Uno de los aspectos más interesantes del ecosistema digital es la ampliación del público lector, o al menos, del público que consume narrativas. Personas que no se consideran lectoras asiduas pueden engancharse a una saga a través de su versión sonora, o descubrir autores a partir de adaptaciones audiovisuales. En este sentido, el mundo digital está cumpliendo una función de puente cultural. Igualmente, han surgido nuevas figuras de prescripción: booktubers, influencers literarios, cuentas de TikTok que analizan libros en 30 segundos. Aunque estos formatos simplifican muchas veces los contenidos, también los vuelven visibles para audiencias que, de otro modo, no los buscarían.

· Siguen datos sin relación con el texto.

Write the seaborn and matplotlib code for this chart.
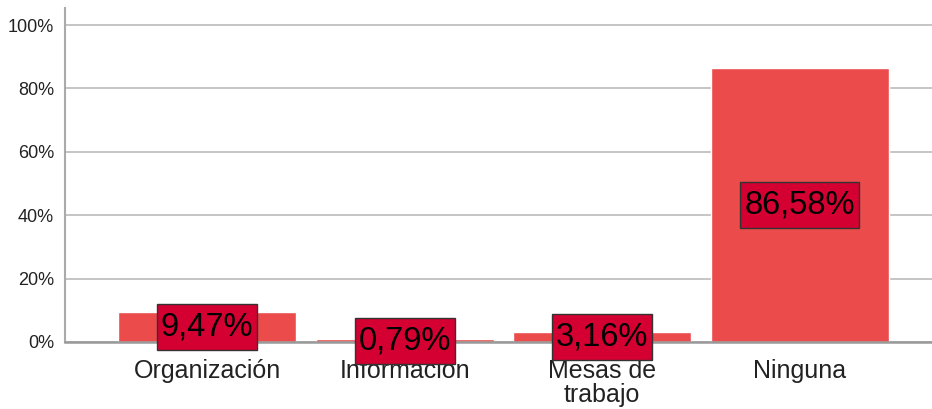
import matplotlib
matplotlib.use("Agg")
import matplotlib.pyplot as plt
import matplotlib.patches as mpatches
import seaborn as sns
import pandas as pd

# data
categories = ["Organización", "Información", "Mesas de\ntrabajo", "Ninguna"]
percent = [9.47, 0.79, 3.16, 86.58]
labels = ["9,47%", "0,79%", "3,16%", "86,58%"]

sns.set_style("white")
plt.rcParams['font.family'] = ['Liberation Sans', 'DejaVu Sans']

df = pd.DataFrame({"cat": categories, "pct": percent})

fig = plt.figure(figsize=(9.32, 4.09), dpi=100)
ax = fig.add_axes([65 / 932, 67 / 409, 1 - 65 / 932, 334 / 409])

sns.barplot(data=df, x="cat", y="pct", color="#EC4B4B", saturation=1,
            width=0.9, ax=ax, zorder=2)

ax.set_ylim(0, 105.4)
ax.set_xlim(-0.72, 3.67)
ax.set_yticks([0, 20, 40, 60, 80, 100])
ax.set_yticklabels([f"{t}%" for t in [0, 20, 40, 60, 80, 100]], fontsize=13, color="#222222")
ax.tick_params(axis="x", labelsize=18, colors="#222222", length=0, pad=12)
ax.tick_params(axis="y", length=0, pad=8)
for lbl in ax.get_xticklabels():
    lbl.set_linespacing(1.0)
ax.set_xlabel("")
ax.set_ylabel("")

ax.yaxis.grid(True, color="#BBBBBB", linewidth=1.2, zorder=0)
ax.set_axisbelow(True)
for s in ["top", "right"]:
    ax.spines[s].set_visible(False)
ax.spines["left"].set_color("#AAAAAA")
ax.spines["left"].set_linewidth(1.5)
ax.spines["bottom"].set_color("#999999")
ax.spines["bottom"].set_linewidth(1.8)
ax.spines["bottom"].set_zorder(3)

# value labels with a tall crimson box behind them
texts = []
for i, (v, t) in enumerate(zip(percent, labels)):
    texts.append(ax.text(i, v / 2, t, ha="center", va="center", fontsize=23.5,
                         color="black", zorder=6, clip_on=False))

fig.canvas.draw()
renderer = fig.canvas.get_renderer()
inv = fig.transFigure.inverted()
for txt in texts:
    bb = txt.get_window_extent(renderer)
    cx = (bb.x0 + bb.x1) / 2
    cy = (bb.y0 + bb.y1) / 2
    w = bb.width + 8
    h = 46
    (x0, y0) = inv.transform((cx - w / 2, cy - h / 2))
    (x1, y1) = inv.transform((cx + w / 2, cy + h / 2))
    rect = mpatches.Rectangle((x0, y0), x1 - x0, y1 - y0, transform=fig.transFigure,
                              facecolor="#D50032", edgecolor="#333333",
                              linewidth=1, zorder=5)
    fig.patches.append(rect)
    # keep text above the figure-level rectangles
    txt.remove()
    fig.text(cx / fig.bbox.width, cy / fig.bbox.height, txt.get_text(),
             ha="center", va="center", fontsize=23.5, color="black", zorder=7)

fig.savefig("out.png", dpi=100)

Quizás el error sea pensar en la cultura escrita como algo rígido o cerrado. Más útil sería concebirla como un sistema vivo, que se adapta, dialoga y se expande. Desde los jeroglíficos hasta los subtítulos en YouTube, el ser humano ha encontrado siempre maneras de codificar y transmitir su mundo. Hoy, la palabra escrita no solo se lee: se escucha, se adapta, se comenta, se comparte, se versiona. Todo eso no es una pérdida, sino una forma distinta de mantener viva la conversación cultural.
Para quienes escriben, este nuevo entorno supone un reto y una oportunidad. Ya no basta con dominar el lenguaje; también hay que entender los nuevos medios, los códigos de la red, las formas de circulación contemporánea. No obstante, nunca ha habido tantas posibilidades de llegar a lectores diversos, de explorar nuevos formatos, de combinar la palabra con la imagen y el sonido.
Del códice al podcast, de la pluma al teclado, de la biblioteca al móvil: la cultura escrita sigue transformándose. Eso sí, ante cualquier cambio, la literatura y la cultura siguen cumpliendo su función esencial: decirnos quiénes somos y qué mundo habitamos.